A new British study finds that 100 percent of student nurses surveyed observed lapses in infection prevention and control practices during their clinical placements,
The new study published in the American Journal of Infection Control notes that “Infection prevention and control (IPC) education is a fundamental component of the nursing curriculum, but little is understood about nursing students’ experience of IPC in the clinical setting when they are learning by observing qualified practitioners.”
The study was conducted by researchers at Cardiff University and City University, London by way of an anonymous online survey among nursing students in the United Kingdom. Researchers were attempting to identifying how often nurses witnessed a range of possible lapses in IPC during clinical practicums.
During the 19-question survey, all 488 students said they witnessed at least one instance of non-compliance.
According to survey takers, the biggest issue and most frequently witnessed issue was improper hand hygiene. Seventy-five percent of respondents said they witnessed healthcare workers who failed to clean their hands between patients. Sixty percent saw healthcare workers wearing nail polish or nail extensions.

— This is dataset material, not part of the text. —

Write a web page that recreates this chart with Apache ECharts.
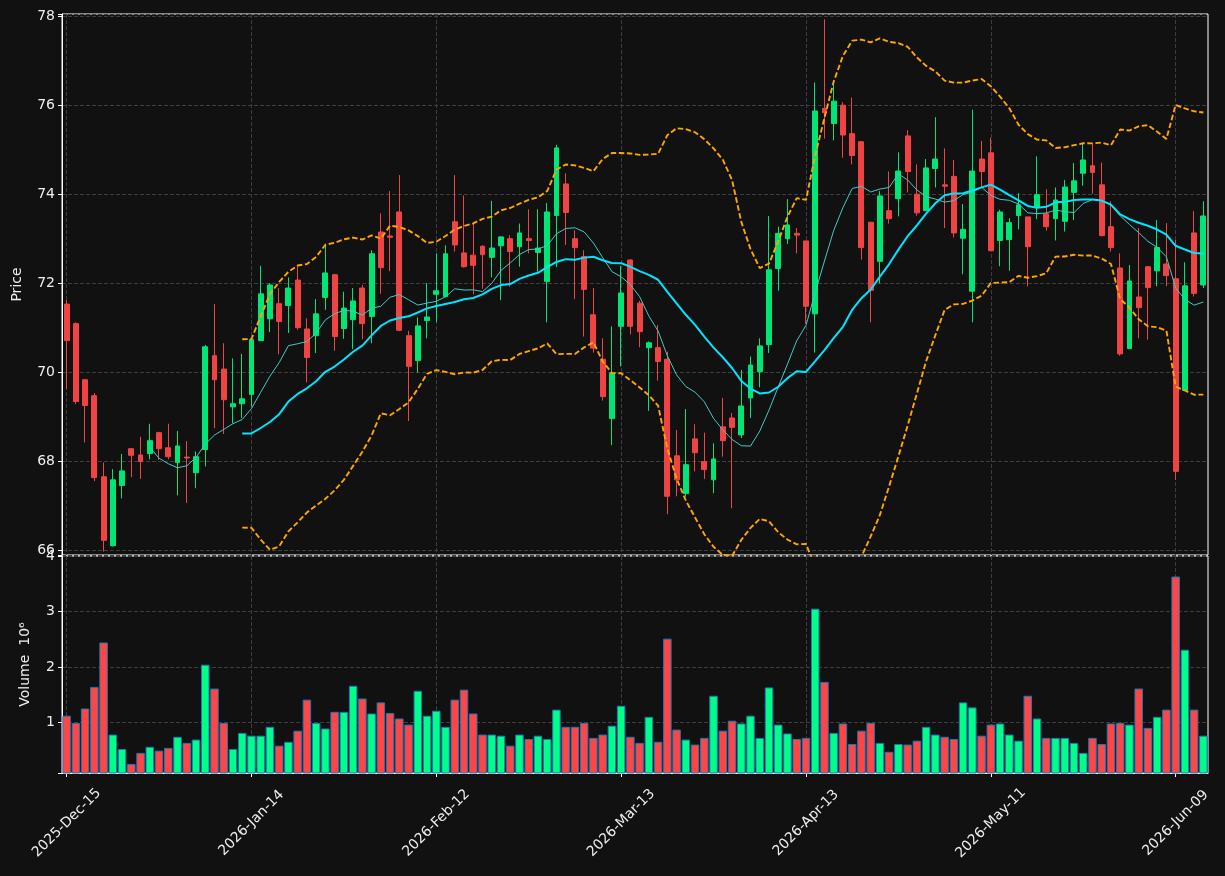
<!DOCTYPE html>
<html><head><meta charset="utf-8">
<script src="https://cdn.jsdelivr.net/npm/echarts@6/dist/echarts.min.js"></script>
<style>html,body{margin:0;padding:0;background:#111111;}#c{width:1225px;height:876px;}</style>
</head><body><div id="c"></div>
<script>
const dates = [
'2025-Dec-15','2025-Dec-16','2025-Dec-17','2025-Dec-18','2025-Dec-19','2025-Dec-22','2025-Dec-23','2025-Dec-24','2025-Dec-26','2025-Dec-29','2025-Dec-30','2025-Dec-31',
'2026-Jan-02','2026-Jan-05','2026-Jan-06','2026-Jan-07','2026-Jan-08','2026-Jan-09','2026-Jan-12','2026-Jan-13','2026-Jan-14','2026-Jan-15','2026-Jan-16','2026-Jan-20','2026-Jan-21','2026-Jan-22','2026-Jan-23','2026-Jan-26','2026-Jan-27','2026-Jan-28','2026-Jan-29','2026-Jan-30',
'2026-Feb-02','2026-Feb-03','2026-Feb-04','2026-Feb-05','2026-Feb-06','2026-Feb-09','2026-Feb-10','2026-Feb-11','2026-Feb-12','2026-Feb-13','2026-Feb-17','2026-Feb-18','2026-Feb-19','2026-Feb-20','2026-Feb-23','2026-Feb-24','2026-Feb-25','2026-Feb-26','2026-Feb-27',
'2026-Mar-02','2026-Mar-03','2026-Mar-04','2026-Mar-05','2026-Mar-06','2026-Mar-09','2026-Mar-10','2026-Mar-11','2026-Mar-12','2026-Mar-13','2026-Mar-16','2026-Mar-17','2026-Mar-18','2026-Mar-19','2026-Mar-20','2026-Mar-23','2026-Mar-24','2026-Mar-25','2026-Mar-26','2026-Mar-27','2026-Mar-30','2026-Mar-31',
'2026-Apr-01','2026-Apr-02','2026-Apr-06','2026-Apr-07','2026-Apr-08','2026-Apr-09','2026-Apr-10','2026-Apr-13','2026-Apr-14','2026-Apr-15','2026-Apr-16','2026-Apr-17','2026-Apr-20','2026-Apr-21','2026-Apr-22','2026-Apr-23','2026-Apr-24','2026-Apr-27','2026-Apr-28','2026-Apr-29','2026-Apr-30',
'2026-May-01','2026-May-04','2026-May-05','2026-May-06','2026-May-07','2026-May-08','2026-May-11','2026-May-12','2026-May-13','2026-May-14','2026-May-15','2026-May-18','2026-May-19','2026-May-20','2026-May-21','2026-May-22','2026-May-26','2026-May-27','2026-May-28','2026-May-29',
'2026-Jun-01','2026-Jun-02','2026-Jun-03','2026-Jun-04','2026-Jun-05','2026-Jun-08','2026-Jun-09','2026-Jun-10','2026-Jun-11','2026-Jun-12'
];
const open = [71.53,71.09,69.83,69.47,67.65,66.10,67.45,68.28,68.14,68.17,68.64,68.30,67.97,68.09,67.74,68.26,70.37,70.07,69.22,69.29,
69.50,70.71,71.20,71.54,71.50,72.07,70.97,70.82,71.68,72.19,70.98,71.18,71.89,71.25,73.15,73.06,73.60,70.82,70.26,71.16,
71.75,71.70,73.38,72.68,72.63,72.83,72.58,72.84,73.00,72.82,73.00,72.69,72.04,73.52,74.23,73.00,72.60,71.29,70.29,68.96,
71.03,72.52,71.55,70.55,70.55,70.29,68.12,67.27,68.50,67.99,67.58,68.77,68.97,68.59,69.42,70.01,70.62,72.33,73.00,73.12,
72.95,71.31,75.93,75.59,76.00,75.36,75.18,73.37,72.49,73.63,73.90,75.31,74.00,73.63,74.58,74.21,74.40,73.01,71.82,74.79,
74.93,72.96,72.98,73.52,73.49,73.72,73.56,73.45,73.39,74.04,74.47,74.64,74.21,73.27,72.34,70.53,71.69,72.37,72.28,72.43,
72.10,69.59,73.13,71.96];
const close = [70.71,69.34,69.25,67.63,66.22,67.58,67.78,68.13,67.99,68.46,68.28,68.10,68.34,68.07,68.10,70.57,69.83,69.38,69.29,69.40,
70.73,71.76,71.96,71.14,71.89,71.00,70.33,71.31,72.23,70.80,71.44,71.60,71.09,72.66,72.35,73.03,70.94,70.13,71.04,71.24,
71.83,72.66,72.86,72.37,72.40,72.64,72.79,73.04,72.71,73.13,72.96,72.79,73.60,75.04,73.59,72.80,71.86,70.54,69.45,69.98,
71.78,71.03,70.91,70.66,70.24,67.21,67.58,67.92,68.19,67.81,68.05,68.46,68.76,69.24,70.16,70.59,72.30,73.12,73.31,73.08,
71.48,75.87,75.83,76.09,75.33,74.87,72.80,71.84,73.96,73.45,74.52,74.51,73.58,74.59,74.79,74.18,73.13,73.21,74.52,74.51,
72.73,73.60,73.36,73.76,72.82,73.99,73.27,73.87,74.16,74.30,74.77,74.49,73.07,72.80,70.41,72.05,71.45,71.90,72.80,72.17,
67.77,71.94,71.77,73.51];
const high = [71.62,71.12,69.85,69.53,67.97,67.82,68.16,68.29,68.55,68.84,68.66,68.84,68.68,68.45,68.22,70.61,71.53,70.65,70.31,70.41,
70.75,72.39,72.00,71.89,72.13,72.39,71.21,71.64,72.84,72.21,71.81,71.89,71.96,72.74,73.57,74.07,74.43,70.93,71.23,72.00,
72.67,72.85,74.43,73.97,73.34,72.85,73.85,73.06,73.08,73.34,73.66,73.66,73.80,75.11,74.47,73.19,72.74,71.89,70.76,71.03,
72.39,72.54,71.60,70.69,71.06,70.46,68.70,69.17,68.83,68.64,68.40,69.42,69.08,70.05,70.35,70.76,73.51,73.27,73.89,73.24,
72.95,76.51,77.93,76.47,76.07,76.17,75.18,73.37,74.07,74.51,74.94,75.44,74.67,74.79,75.73,75.03,74.77,73.78,75.90,75.20,
75.27,73.65,73.46,74.02,73.49,74.85,74.11,74.15,74.32,74.70,75.15,75.15,74.71,73.84,72.67,72.41,73.24,72.37,73.42,73.35,
72.97,72.47,73.62,73.84];
const low = [69.62,69.28,68.42,67.55,65.97,66.08,67.16,67.64,67.60,68.04,68.03,68.04,67.23,67.06,67.39,67.88,68.74,68.61,68.85,68.97,
69.23,70.70,70.90,70.40,70.88,70.95,69.77,70.43,71.40,70.48,70.75,70.52,70.74,70.65,71.76,72.27,70.92,68.90,69.99,70.76,
71.12,71.68,72.71,72.35,71.75,71.87,72.13,71.62,71.92,72.37,72.67,72.26,71.12,72.36,72.86,71.64,70.80,70.44,69.36,68.36,
70.13,70.85,70.56,69.13,69.81,66.81,67.21,67.20,67.77,67.60,67.28,68.10,66.94,68.52,68.97,69.66,70.43,71.83,72.88,72.67,
71.09,70.44,75.25,75.21,74.82,74.67,72.53,71.12,71.99,73.34,73.50,74.04,73.52,73.62,74.15,73.24,73.03,72.20,71.12,74.16,
72.72,72.38,72.28,73.21,71.93,73.44,73.18,72.96,73.16,73.42,74.19,74.01,73.05,72.71,70.37,70.53,70.76,70.73,71.93,71.93,
67.58,69.59,71.70,71.89];
const volume = [1.12,0.99,1.25,1.64,2.44,0.78,0.52,0.25,0.45,0.56,
0.49,0.54,0.74,0.63,0.69,2.04,1.61,0.99,0.52,0.81,
0.76,0.76,0.92,0.58,0.65,0.85,1.41,0.99,0.89,1.19,
1.19,1.66,1.43,1.16,1.36,1.17,1.07,0.96,1.57,1.12,
1.21,0.92,1.41,1.59,1.16,0.78,0.78,0.76,0.58,0.78,
0.70,0.76,0.70,1.23,0.92,0.92,0.99,0.72,0.78,0.94,
1.30,0.74,0.63,1.10,0.65,2.51,0.87,0.69,0.60,0.72,
1.48,0.85,1.03,0.98,1.12,0.72,1.63,0.96,0.80,0.70,
0.72,3.05,1.73,0.81,0.98,0.61,0.85,0.99,0.63,0.47,
0.61,0.60,0.67,0.92,0.78,0.74,0.70,1.36,1.27,0.76,
0.96,0.98,0.78,0.67,1.48,1.07,0.72,0.72,0.72,0.63,
0.45,0.72,0.61,0.98,0.99,0.96,1.61,0.90,1.10,1.23,
3.63,2.31,1.23,0.76];
const priceTicks = [66,68,70,72,74,76,78];
const volumeTicks = [1,2,3,4];

const UP = '#00e676', DOWN = '#f04444', VUP = '#00ff88', VDOWN = '#ff4646';

function sma(arr, n) {
  return arr.map((v, i) => {
    if (i < n - 1) return '-';
    let s = 0; for (let k = i - n + 1; k <= i; k++) s += arr[k];
    return +(s / n).toFixed(4);
  });
}
function band(arr, n, k, sign) {
  return arr.map((v, i) => {
    if (i < n - 1) return '-';
    let s = 0; for (let j = i - n + 1; j <= i; j++) s += arr[j];
    const m = s / n; let q = 0;
    for (let j = i - n + 1; j <= i; j++) q += (arr[j] - m) * (arr[j] - m);
    return +(m + sign * k * Math.sqrt(q / n)).toFixed(4);
  });
}
const ma10 = sma(close, 10), ma20 = sma(close, 20);
const bbUp = band(close, 20, 2, 1), bbLo = band(close, 20, 2, -1);
const candles = dates.map((d, i) => [open[i], close[i], low[i], high[i]]);
const vols = volume.map((v, i) => ({ value: v, itemStyle: { color: close[i] >= open[i] ? VUP : VDOWN } }));

const gridLine = { show: true, lineStyle: { color: '#3e3e3e', type: [4, 2], width: 1 } };
const lab = { color: '#eeeeee', fontSize: 14, fontFamily: 'DejaVu Sans' };
function tickFmt(list) {
  return v => { const r = Math.round(v); return (Math.abs(v - r) < 1e-6 && list.indexOf(r) >= 0) ? String(r) : ''; };
}

const chart = echarts.init(document.getElementById('c'), null, { renderer: 'canvas' });
chart.setOption({
  backgroundColor: '#111111',
  animation: false,
  grid: [
    { left: 62, width: 1146, top: 14, height: 541, show: true, borderColor: '#ffffff', borderWidth: 1, backgroundColor: '#111111' },
    { left: 62, width: 1146, top: 556, height: 217, show: true, borderColor: '#ffffff', borderWidth: 1, backgroundColor: '#111111' }
  ],
  xAxis: [
    { type: 'category', gridIndex: 0, data: dates, boundaryGap: true,
      axisLine: { show: false }, axisTick: { show: false }, axisLabel: { show: false },
      splitLine: Object.assign({ interval: 19, alignWithLabel: true }, gridLine) },
    { type: 'category', gridIndex: 1, data: dates, boundaryGap: true,
      axisLine: { show: true, lineStyle: { color: '#ffffff' } },
      axisTick: { show: true, interval: 19, alignWithLabel: true, length: 4, lineStyle: { color: '#ffffff' } },
      axisLabel: Object.assign({ interval: 19, rotate: 45, align: 'center', verticalAlign: 'middle', margin: 50 }, lab),
      splitLine: Object.assign({ interval: 19, alignWithLabel: true }, gridLine) }
  ],
  yAxis: [
    { type: 'value', gridIndex: 0, min: 65.89, max: 78.05, scale: true,
      name: 'Price', nameLocation: 'middle', nameGap: 38, nameRotate: 90,
      nameTextStyle: { color: '#eeeeee', fontSize: 14, fontFamily: 'DejaVu Sans' },
      axisLine: { show: true, lineStyle: { color: '#ffffff' } },
      axisTick: { show: true, length: 4, lineStyle: { color: '#ffffff' } },
      axisLabel: Object.assign({ formatter: tickFmt(priceTicks), margin: 7 }, lab),
      splitLine: gridLine },
    { type: 'value', gridIndex: 1, min: 0.087, max: 4.0, scale: true,
      name: 'Volume  10\u2076', nameLocation: 'middle', nameGap: 30, nameRotate: 90,
      nameTextStyle: { color: '#eeeeee', fontSize: 14, fontFamily: 'DejaVu Sans' },
      axisLine: { show: true, lineStyle: { color: '#ffffff' } },
      axisTick: { show: true, length: 4, lineStyle: { color: '#ffffff' } },
      axisLabel: Object.assign({ formatter: tickFmt(volumeTicks), margin: 7 }, lab),
      splitLine: gridLine }
  ],
  series: [
    { type: 'candlestick', xAxisIndex: 0, yAxisIndex: 0, data: candles, barWidth: '58%',
      itemStyle: { color: UP, color0: DOWN, borderColor: UP, borderColor0: DOWN, borderWidth: 1 } },
    { type: 'line', xAxisIndex: 0, yAxisIndex: 0, data: ma10, symbol: 'none', smooth: false,
      lineStyle: { color: '#45c8c8', width: 1 } },
    { type: 'line', xAxisIndex: 0, yAxisIndex: 0, data: ma20, symbol: 'none',
      lineStyle: { color: '#00e5ff', width: 2 } },
    { type: 'line', xAxisIndex: 0, yAxisIndex: 0, data: bbUp, symbol: 'none',
      lineStyle: { color: '#ffa500', width: 1.9, type: [5.5, 2.6] } },
    { type: 'line', xAxisIndex: 0, yAxisIndex: 0, data: bbLo, symbol: 'none',
      lineStyle: { color: '#ffa500', width: 1.9, type: [5.5, 2.6] } },
    { type: 'bar', xAxisIndex: 1, yAxisIndex: 1, data: vols, barWidth: '92%',
      itemStyle: { borderColor: '#1f77b4', borderWidth: 1 } }
  ]
});
</script>
</body></html>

Other issues included “failure to comply with isolation precautions, inadequate cleaning of the patient environment, not changing personal protective clothing between patients, and poor handling of sharp instruments.”
The nursing students said most violations were witnessed at the physician level, especially in terms of hand hygiene, handling and disposal of sharp instruments, and failure to use sterile techniques during insertion of medical devices.
Regardless of occupation within the hospital setting all workers were accused of touching the face, biting nails, and scratching during patient care.
According to the study’s authors:
“Overall, the findings support the conclusions of earlier researchers who explored experiences of IPC in the clinical setting. Qualified staff provided poor role models for student nurses. The findings of this study indicate the need for better role models for student nurses.”